Source material:
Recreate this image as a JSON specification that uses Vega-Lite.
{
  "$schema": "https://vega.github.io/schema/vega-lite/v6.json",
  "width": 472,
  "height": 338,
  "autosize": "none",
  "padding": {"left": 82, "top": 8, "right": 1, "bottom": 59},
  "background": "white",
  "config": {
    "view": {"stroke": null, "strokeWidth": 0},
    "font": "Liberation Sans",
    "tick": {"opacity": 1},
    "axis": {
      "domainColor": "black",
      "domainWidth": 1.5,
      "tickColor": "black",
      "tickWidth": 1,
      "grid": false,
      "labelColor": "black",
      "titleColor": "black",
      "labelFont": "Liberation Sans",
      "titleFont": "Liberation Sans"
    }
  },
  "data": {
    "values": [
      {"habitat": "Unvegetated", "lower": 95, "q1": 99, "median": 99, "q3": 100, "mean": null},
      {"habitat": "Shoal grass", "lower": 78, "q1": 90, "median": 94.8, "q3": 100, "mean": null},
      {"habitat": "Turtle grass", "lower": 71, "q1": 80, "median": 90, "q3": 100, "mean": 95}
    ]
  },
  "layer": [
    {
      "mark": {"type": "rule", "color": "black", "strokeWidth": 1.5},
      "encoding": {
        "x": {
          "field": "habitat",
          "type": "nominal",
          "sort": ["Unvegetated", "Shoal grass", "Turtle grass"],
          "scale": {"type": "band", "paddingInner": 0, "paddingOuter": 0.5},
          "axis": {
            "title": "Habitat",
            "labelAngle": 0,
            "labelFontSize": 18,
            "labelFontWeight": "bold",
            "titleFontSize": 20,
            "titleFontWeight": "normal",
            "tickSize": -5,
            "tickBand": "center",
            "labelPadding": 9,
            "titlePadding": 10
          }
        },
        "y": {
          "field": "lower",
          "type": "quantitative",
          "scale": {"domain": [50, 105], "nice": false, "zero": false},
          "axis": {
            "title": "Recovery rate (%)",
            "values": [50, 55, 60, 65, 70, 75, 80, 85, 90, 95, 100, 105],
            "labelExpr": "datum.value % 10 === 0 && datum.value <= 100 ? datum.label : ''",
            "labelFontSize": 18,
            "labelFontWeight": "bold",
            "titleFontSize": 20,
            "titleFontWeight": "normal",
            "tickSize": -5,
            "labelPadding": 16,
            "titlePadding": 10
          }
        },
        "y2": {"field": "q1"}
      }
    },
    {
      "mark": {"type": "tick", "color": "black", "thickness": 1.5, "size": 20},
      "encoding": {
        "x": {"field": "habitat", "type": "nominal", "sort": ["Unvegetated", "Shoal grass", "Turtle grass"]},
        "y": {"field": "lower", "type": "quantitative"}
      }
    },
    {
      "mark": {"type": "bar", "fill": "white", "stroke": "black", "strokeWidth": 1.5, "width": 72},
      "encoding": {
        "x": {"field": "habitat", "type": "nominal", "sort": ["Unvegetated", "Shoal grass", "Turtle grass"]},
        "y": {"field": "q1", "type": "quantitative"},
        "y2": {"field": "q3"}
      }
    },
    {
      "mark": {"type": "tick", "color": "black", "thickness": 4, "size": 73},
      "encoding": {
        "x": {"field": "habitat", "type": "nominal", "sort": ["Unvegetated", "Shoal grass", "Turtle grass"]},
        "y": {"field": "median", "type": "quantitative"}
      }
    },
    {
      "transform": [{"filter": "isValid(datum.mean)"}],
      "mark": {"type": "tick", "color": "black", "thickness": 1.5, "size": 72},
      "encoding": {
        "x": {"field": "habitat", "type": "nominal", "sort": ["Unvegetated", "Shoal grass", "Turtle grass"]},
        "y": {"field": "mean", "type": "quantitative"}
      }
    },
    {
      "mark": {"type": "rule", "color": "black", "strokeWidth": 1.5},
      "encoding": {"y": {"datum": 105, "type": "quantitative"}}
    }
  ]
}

Required task: Transcribe the whole listing with nothing added or left out.

Final result:
Recreate this image as a JSON specification that uses Vega-Lite.
{
  "$schema": "https://vega.github.io/schema/vega-lite/v6.json",
  "width": 472,
  "height": 338,
  "autosize": "none",
  "padding": {"left": 82, "top": 8, "right": 1, "bottom": 59},
  "background": "white",
  "config": {
    "view": {"stroke": null, "strokeWidth": 0},
    "font": "Liberation Sans",
    "tick": {"opacity": 1},
    "axis": {
      "domainColor": "black",
      "domainWidth": 1.5,
      "tickColor": "black",
      "tickWidth": 1,
      "grid": false,
      "labelColor": "black",
      "titleColor": "black",
      "labelFont": "Liberation Sans",
      "titleFont": "Liberation Sans"
    }
  },
  "data": {
    "values": [
      {"habitat": "Unvegetated", "lower": 95, "q1": 99, "median": 99, "q3": 100, "mean": null},
      {"habitat": "Shoal grass", "lower": 78, "q1": 90, "median": 94.8, "q3": 100, "mean": null},
      {"habitat": "Turtle grass", "lower": 71, "q1": 80, "median": 90, "q3": 100, "mean": 95}
    ]
  },
  "layer": [
    {
      "mark": {"type": "rule", "color": "black", "strokeWidth": 1.5},
      "encoding": {
        "x": {
          "field": "habitat",
          "type": "nominal",
          "sort": ["Unvegetated", "Shoal grass", "Turtle grass"],
          "scale": {"type": "band", "paddingInner": 0, "paddingOuter": 0.5},
          "axis": {
            "title": "Habitat",
            "labelAngle": 0,
            "labelFontSize": 18,
            "labelFontWeight": "bold",
            "titleFontSize": 20,
            "titleFontWeight": "normal",
            "tickSize": -5,
            "tickBand": "center",
            "labelPadding": 9,
            "titlePadding": 10
          }
        },
        "y": {
          "field": "lower",
          "type": "quantitative",
          "scale": {"domain": [50, 105], "nice": false, "zero": false},
          "axis": {
            "title": "Recovery rate (%)",
            "values": [50, 55, 60, 65, 70, 75, 80, 85, 90, 95, 100, 105],
            "labelExpr": "datum.value % 10 === 0 && datum.value <= 100 ? datum.label : ''",
            "labelFontSize": 18,
            "labelFontWeight": "bold",
            "titleFontSize": 20,
            "titleFontWeight": "normal",
            "tickSize": -5,
            "labelPadding": 16,
            "titlePadding": 10
          }
        },
        "y2": {"field": "q1"}
      }
    },
    {
      "mark": {"type": "tick", "color": "black", "thickness": 1.5, "size": 20},
      "encoding": {
        "x": {"field": "habitat", "type": "nominal", "sort": ["Unvegetated", "Shoal grass", "Turtle grass"]},
        "y": {"field": "lower", "type": "quantitative"}
      }
    },
    {
      "mark": {"type": "bar", "fill": "white", "stroke": "black", "strokeWidth": 1.5, "width": 72},
      "encoding": {
        "x": {"field": "habitat", "type": "nominal", "sort": ["Unvegetated", "Shoal grass", "Turtle grass"]},
        "y": {"field": "q1", "type": "quantitative"},
        "y2": {"field": "q3"}
      }
    },
    {
      "mark": {"type": "tick", "color": "black", "thickness": 4, "size": 73},
      "encoding": {
        "x": {"field": "habitat", "type": "nominal", "sort": ["Unvegetated", "Shoal grass", "Turtle grass"]},
        "y": {"field": "median", "type": "quantitative"}
      }
    },
    {
      "transform": [{"filter": "isValid(datum.mean)"}],
      "mark": {"type": "tick", "color": "black", "thickness": 1.5, "size": 72},
      "encoding": {
        "x": {"field": "habitat", "type": "nominal", "sort": ["Unvegetated", "Shoal grass", "Turtle grass"]},
        "y": {"field": "mean", "type": "quantitative"}
      }
    },
    {
      "mark": {"type": "rule", "color": "black", "strokeWidth": 1.5},
      "encoding": {"y": {"datum": 105, "type": "quantitative"}}
    }
  ]
}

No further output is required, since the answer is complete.